Valentine tried to contact Baylor because the Cubs’ manager verbally assaulted Valentine and indicated he wouldn’t mind doing it physically as well during the Mets-Cubs Japan trip to begin the season.
Then, before this weekend’s Mets-Cubs series, Baylor said that he would take out the lineup card, but he bet that Valentine wouldn’t.
Considering Valentine had never taken out a lineup card in his 534 games as Met manager before the weekend, it looked as if Baylor’s odds of being right were good.
But with the prodding of Darryl Hamilton, who played for Baylor in Colorado, Valentine brought out the card before the first game of the Mets’ doubleheader sweep Saturday.
When asked about Valentine before yesterday’s 15-8 Cubs loss, Baylor said, “I’m done with that.

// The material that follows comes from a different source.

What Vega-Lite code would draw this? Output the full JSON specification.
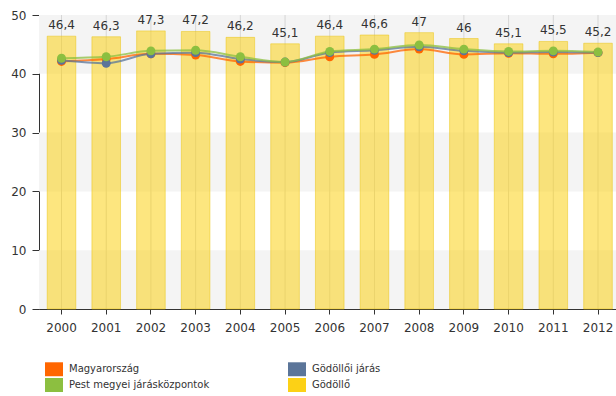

Don’t ask me about that.”
Baylor left Shea this weekend embarrassed by the Cubs’ play after his team lost all three games by a combined score of 30-17.
“We, overall, just haven’t played well on this trip or any other trip,” said Baylor, who threatened his team with lineup changes. “It seems we can’t stop it. I’m going to stop it.”
GM Steve Phillips was OK with Valentine taking out the lineup card for the first time.
“It is fine with me,” said Phillips, who loathes even the mildest hint of controversy. “I didn’t make much of it.”